Inertial focusing of non-neutrally buoyant spherical particles in curved microfluidic ducts

Abstract

We examine the effect of gravity and (rotational) inertia on the inertial focusing of spherical non-neutrally buoyant particles suspended in flow through curved microfluidic ducts. In the neutrally buoyant case, examined in Harding et al. (J. Fluid Mech., vol. 875, 2019, pp. 1–43), the gravitational contribution to the force on the particle is exactly zero and the net effect of centrifugal and centripetal forces (due to the motion around the curved duct) is negligible. Inertial lift force and drag from the secondary fluid flow vortices interact and lead to focusing behaviour which is sensitive to the bend radius of the device and the particle size (each measured relative to the height of the cross-section).
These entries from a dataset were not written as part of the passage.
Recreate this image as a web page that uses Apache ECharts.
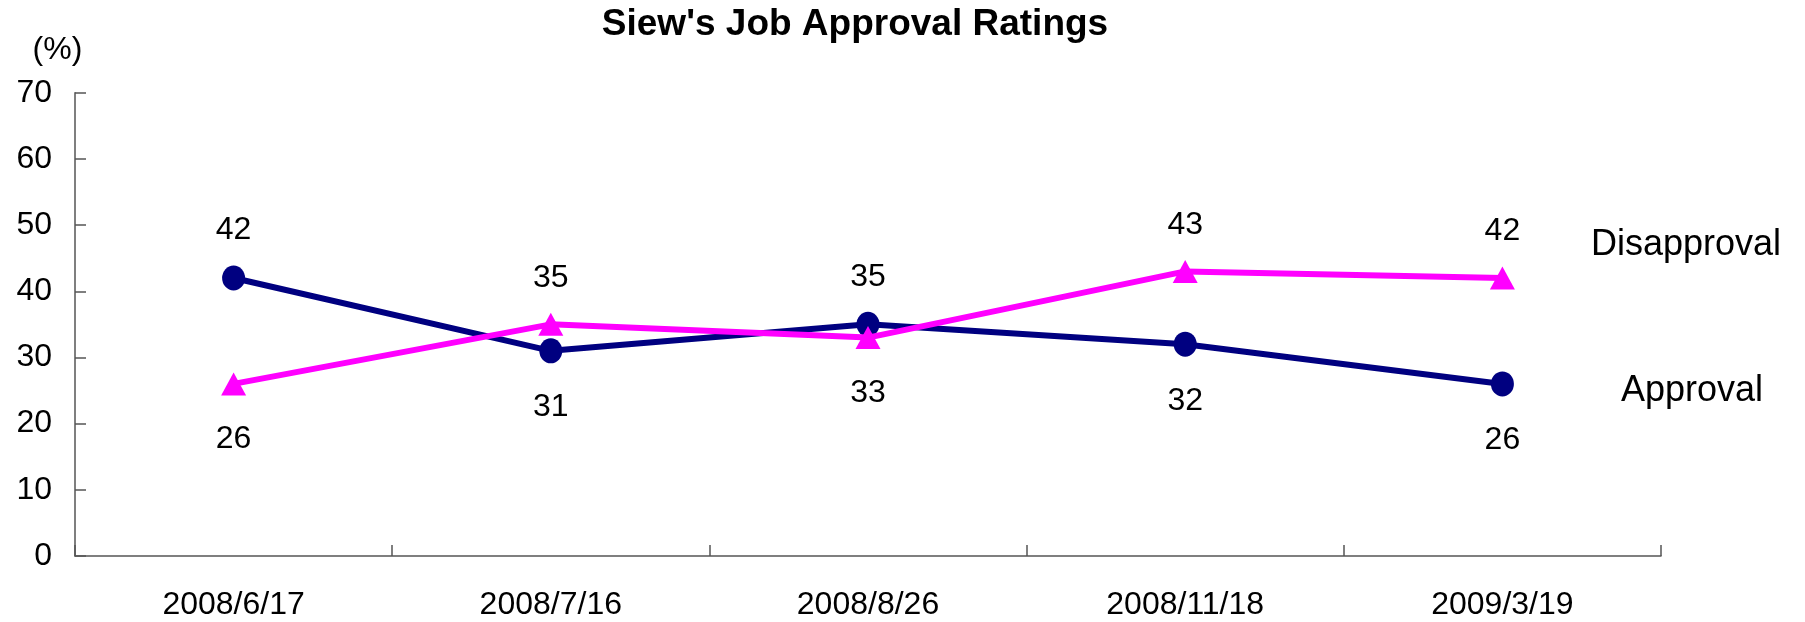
<!DOCTYPE html>
<html>
<head>
<meta charset="utf-8">
<script src="https://cdn.jsdelivr.net/npm/echarts@6/dist/echarts.min.js"></script>
<style>
html,body{margin:0;padding:0;background:#fff;}
#chart{width:1805px;height:622px;}
</style>
</head>
<body>
<div id="chart"></div>
<script>
const categories = ['2008/6/17', '2008/7/16', '2008/8/26', '2008/11/18', '2009/3/19'];
const approval = [42, 31, 35, 32, 26];
const disapproval = [26, 35, 33, 43, 42];
const yTicks = [0, 10, 20, 30, 40, 50, 60, 70];
const titleText = "Siew's Job Approval Ratings";
const unitText = '(%)';
const seriesNames = ['Approval', 'Disapproval'];

const FONT = '"Liberation Sans", Arial, Helvetica, sans-serif';

function withLabels(vals, other) {
  return vals.map((v, i) => {
    const above = v >= other[i];
    return {
      value: v,
      label: { position: above ? 'top' : 'bottom', distance: above ? 19 : 28 }
    };
  });
}

const chart = echarts.init(document.getElementById('chart'), null, { renderer: 'canvas' });
chart.setOption({
  backgroundColor: '#ffffff',
  animation: false,
  grid: { left: 75, right: 144, top: 92.7, bottom: 66, containLabel: false },
  xAxis: {
    type: 'category',
    data: categories,
    boundaryGap: true,
    axisLine: { lineStyle: { color: '#555555', width: 1.5 } },
    axisTick: { show: true, inside: true, length: 11, lineStyle: { color: '#555555', width: 1.5 } },
    axisLabel: { color: '#000', fontSize: 32, fontFamily: FONT, margin: 33 },
    splitLine: { show: false }
  },
  yAxis: {
    type: 'value',
    min: yTicks[0],
    max: yTicks[yTicks.length - 1],
    interval: yTicks[1] - yTicks[0],
    axisLine: { show: true, lineStyle: { color: '#555555', width: 1.5 } },
    axisTick: { show: true, inside: true, length: 11, lineStyle: { color: '#555555', width: 1.5 } },
    axisLabel: { color: '#000', fontSize: 32, fontFamily: FONT, margin: 23 },
    splitLine: { show: false }
  },
  series: [
    {
      name: seriesNames[0],
      type: 'line',
      data: withLabels(approval, disapproval),
      symbol: 'circle',
      symbolSize: [23, 25],
      lineStyle: { color: '#000080', width: 6 },
      itemStyle: { color: '#000080' },
      label: { show: true, color: '#000', fontSize: 32, fontFamily: FONT },
      z: 2
    },
    {
      name: seriesNames[1],
      type: 'line',
      data: withLabels(disapproval, approval),
      symbol: 'triangle',
      symbolSize: [25, 23],
      lineStyle: { color: '#FF00FF', width: 6 },
      itemStyle: { color: '#FF00FF' },
      label: { show: true, color: '#000', fontSize: 32, fontFamily: FONT },
      z: 3
    }
  ],
  graphic: [
    { type: 'text', x: 855, y: 25, style: { text: titleText, font: 'bold 37px ' + FONT, fill: '#000', textAlign: 'center', textVerticalAlign: 'middle' } },
    { type: 'text', x: 57.5, y: 50, style: { text: unitText, font: '32px ' + FONT, fill: '#000', textAlign: 'center', textVerticalAlign: 'middle' } },
    { type: 'text', x: 1686, y: 245, style: { text: seriesNames[1], font: '36px ' + FONT, fill: '#000', textAlign: 'center', textVerticalAlign: 'middle' } },
    { type: 'text', x: 1692, y: 391, style: { text: seriesNames[0], font: '36px ' + FONT, fill: '#000', textAlign: 'center', textVerticalAlign: 'middle' } }
  ]
});
</script>
</body>
</html>
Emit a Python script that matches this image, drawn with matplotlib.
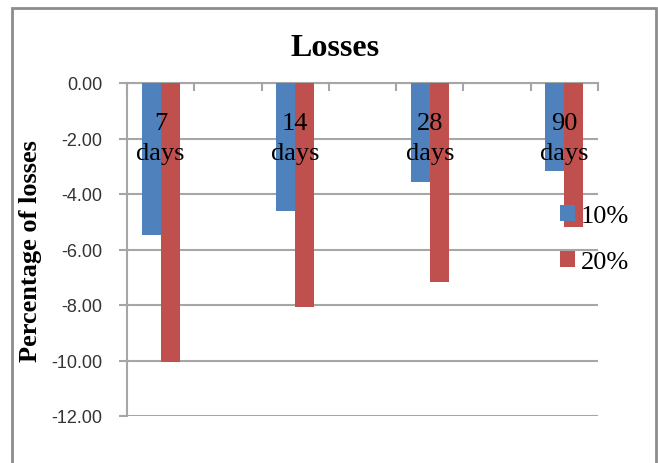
import matplotlib.pyplot as plt
import matplotlib.patches as mpatches
import matplotlib.transforms as mtransforms
import numpy as np

plt.rcParams['font.family'] = ['Liberation Serif', 'DejaVu Serif']

# curing periods and losses (%) for the two replacement levels
periods = ['7\ndays', '14\ndays', '28\ndays', '90\ndays']
loss_10 = [-5.48, -4.61, -3.57, -3.17]
loss_20 = [-10.05, -8.07, -7.17, -5.19]
series_names = ['10%', '20%']
yticks = [0, -2, -4, -6, -8, -10, -12]

blue = '#4F81BD'
red = '#C0504D'
grid_col = '#A6A6A6'

fig = plt.figure(figsize=(6.58, 4.64), dpi=100)
ax = fig.add_axes([127 / 658, 1 - 417 / 464, 471 / 658, 333 / 464])

# every period is followed by an empty category, like the sheet layout
x = np.arange(len(periods)) * 2
w = 0.282
ax.bar(x - w / 2, loss_10, w, color=blue, label=series_names[0], zorder=3)
ax.bar(x + w / 2, loss_20, w, color=red, label=series_names[1], zorder=3)

ax.set_xlim(-0.5, 2 * len(periods) - 1.5)
ax.set_ylim(min(yticks), max(yticks))

# category axis sits at y=0 (top of the plot)
for s in ['top', 'right']:
    ax.spines[s].set_visible(False)
ax.spines['bottom'].set_position(('data', 0))
ax.spines['bottom'].set_color(grid_col)
ax.spines['bottom'].set_linewidth(1.5)
ax.spines['left'].set_color(grid_col)
ax.spines['left'].set_linewidth(1.5)

ax.set_xticks(x)
ax.set_xticklabels([])
ax.set_xticks(np.arange(-0.5, 2 * len(periods) - 1, 1), minor=True)
ax.tick_params(axis='x', which='major', length=0)
ax.tick_params(axis='x', which='minor', length=6, width=1.5, color=grid_col,
               direction='out')

# category names are drawn over the bars
trans = mtransforms.blended_transform_factory(ax.transData, ax.transAxes)
for xi, name in zip(x, periods):
    ax.text(xi, 1 - 29 / 333, name, transform=trans, fontsize=19,
            ha='center', va='top', linespacing=1.45, zorder=6)

ax.set_yticks(yticks)
ax.set_yticklabels(['%.2f' % v for v in yticks], family='Liberation Sans',
                   fontsize=13, color='#333333')
ax.tick_params(axis='y', length=6, width=1.5, color=grid_col, pad=12)
ax.yaxis.grid(True, color=grid_col, linewidth=1.5, zorder=0)
ax.set_axisbelow(True)

fig.text(31 / 658, 1 - 251 / 464, 'Percentage of losses', rotation=90,
         fontsize=19, fontweight='bold', ha='center', va='center')
fig.text(335 / 658, 1 - 48 / 464, 'Losses', fontsize=23, fontweight='bold',
         ha='center', va='center')

ax.legend(loc='center left', bbox_to_anchor=(560 / 658, 1 - 240 / 464),
          bbox_transform=fig.transFigure, frameon=False, fontsize=19,
          handlelength=0.55, handleheight=0.55, handletextpad=0.25,
          labelspacing=0.9, borderpad=0, borderaxespad=0)

# chart frame (lower edge runs off the image)
frame = mpatches.Rectangle((11.5 / 658, -0.2), (656 - 11.5) / 658,
                           1.2 - 8.5 / 464, transform=fig.transFigure,
                           fill=False, edgecolor='#8C8C8C', linewidth=2)
fig.patches.append(frame)

fig.savefig('out.png', dpi=100)
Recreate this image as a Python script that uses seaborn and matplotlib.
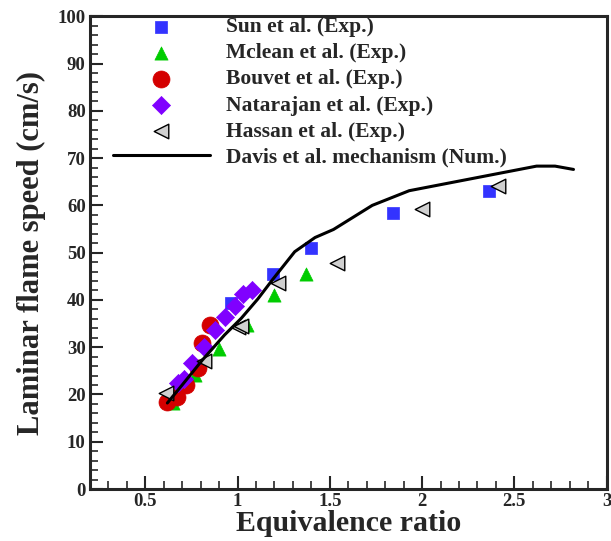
import numpy as np
import pandas as pd
import seaborn as sns
import matplotlib.pyplot as plt
from matplotlib.ticker import MultipleLocator

# Dados
sun_x = [0.965, 1.19, 1.40, 1.84, 2.36]
sun_y = [39.4, 45.5, 51.0, 58.3, 63.1]

mclean_x = [0.65, 0.77, 0.90, 1.05, 1.20, 1.37]
mclean_y = [18.2, 24.1, 29.7, 34.7, 41.0, 45.5]

bouvet_x = [0.62, 0.67, 0.72, 0.785, 0.81, 0.85]
bouvet_y = [18.5, 19.5, 22.0, 25.5, 30.8, 34.7]

nata_x = [0.68, 0.71, 0.755, 0.82, 0.88, 0.93, 0.985, 1.03, 1.08]
nata_y = [22.5, 23.3, 26.6, 30.1, 33.6, 36.3, 38.7, 41.3, 42.2]

hassan_x = [0.61, 0.82, 1.00, 1.02, 1.22, 1.54, 2.00, 2.41]
hassan_y = [20.4, 27.1, 34.3, 34.5, 43.5, 47.8, 59.2, 64.1]

davis_x = [0.62, 0.70, 0.81, 0.93, 1.02, 1.11, 1.19, 1.31, 1.42, 1.52, 1.73, 1.93, 2.62, 2.72, 2.82]
davis_y = [18.2, 22.0, 27.3, 32.6, 36.1, 40.2, 44.3, 50.2, 53.2, 54.9, 60.0, 63.1, 68.3, 68.3, 67.6]

sns.set_style('ticks')
plt.rcParams['font.family'] = ['Liberation Serif', 'DejaVu Serif']
plt.rcParams['font.weight'] = 'bold'

fig = plt.figure(figsize=(6.11, 5.41), dpi=100)
ax = fig.add_axes([0.147, 0.096, 0.846, 0.874])

sns.lineplot(x=davis_x, y=davis_y, ax=ax, color='black', linewidth=2.2,
             label='Davis et al. mechanism (Num.)', zorder=5)

sns.scatterplot(x=sun_x, y=sun_y, ax=ax, marker='s', s=75, color='#3333ff',
                edgecolor='#3333ff', linewidth=0.5, label='Sun et al. (Exp.)', zorder=3)
sns.scatterplot(x=mclean_x, y=mclean_y, ax=ax, marker='^', s=90, color='#00cc00',
                edgecolor='#00cc00', linewidth=0.5, label='Mclean et al. (Exp.)', zorder=3)
sns.scatterplot(x=bouvet_x, y=bouvet_y, ax=ax, marker='o', s=150, color='#d40000',
                edgecolor='#d40000', linewidth=0.5, label='Bouvet et al. (Exp.)', zorder=3)
sns.scatterplot(x=nata_x, y=nata_y, ax=ax, marker='D', s=85, color='#8000ff',
                edgecolor='#8000ff', linewidth=0.5, label='Natarajan et al. (Exp.)', zorder=4)
sns.scatterplot(x=hassan_x, y=hassan_y, ax=ax, marker='<', s=110, color='#d0d0d0',
                edgecolor='black', linewidth=1.0, label='Hassan et al. (Exp.)', zorder=4)

ax.set_xlim(0.2, 3.0)
ax.set_ylim(0, 100)
ax.xaxis.set_major_locator(MultipleLocator(0.5))
ax.xaxis.set_minor_locator(MultipleLocator(0.1))
ax.yaxis.set_major_locator(MultipleLocator(10))
ax.yaxis.set_minor_locator(MultipleLocator(2))
ax.set_xticks([0.5, 1, 1.5, 2, 2.5, 3])
ax.set_xticklabels(['0.5', '1', '1.5', '2', '2.5', '3'])

ax.tick_params(which='major', direction='in', length=9.5, width=1.5, labelsize=13.5, pad=3)
ax.tick_params(which='minor', direction='in', length=6, width=1.2)
for sp in ax.spines.values():
    sp.set_visible(True)
    sp.set_linewidth(2.2)

ax.set_xlabel('Equivalence ratio', fontsize=21.5, fontweight='bold', labelpad=0)
ax.set_ylabel('Laminar flame speed (cm/s)', fontsize=22, fontweight='bold', labelpad=8)

handles, labels = ax.get_legend_handles_labels()
order = [1, 2, 3, 4, 5, 0]
ax.legend([handles[i] for i in order], [labels[i] for i in order],
          loc='upper left', bbox_to_anchor=(0.0445, 0.998), frameon=False,
          handlelength=4.5, handletextpad=0.75, labelspacing=0.28,
          borderpad=0, borderaxespad=0,
          prop={'weight': 'bold', 'size': 15.5})

plt.savefig('out.png', dpi=100)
In the case of non-neutrally buoyant particles the behaviour becomes more complex with the two additional perturbing forces. The gravitational force, relative to the inertial lift force, scales with the inverse square of the flow velocity, making it a potentially important factor for devices operating at low flow rates with a suspension of non-neutrally buoyant particles. In contrast, the net centripetal/centrifugal force scales with the inverse of the bend radius, similar to the drag force from the secondary flow. We examine how these forces perturb the stable equilibria within the cross-sectional plane to which neutrally buoyant particles ultimately migrate.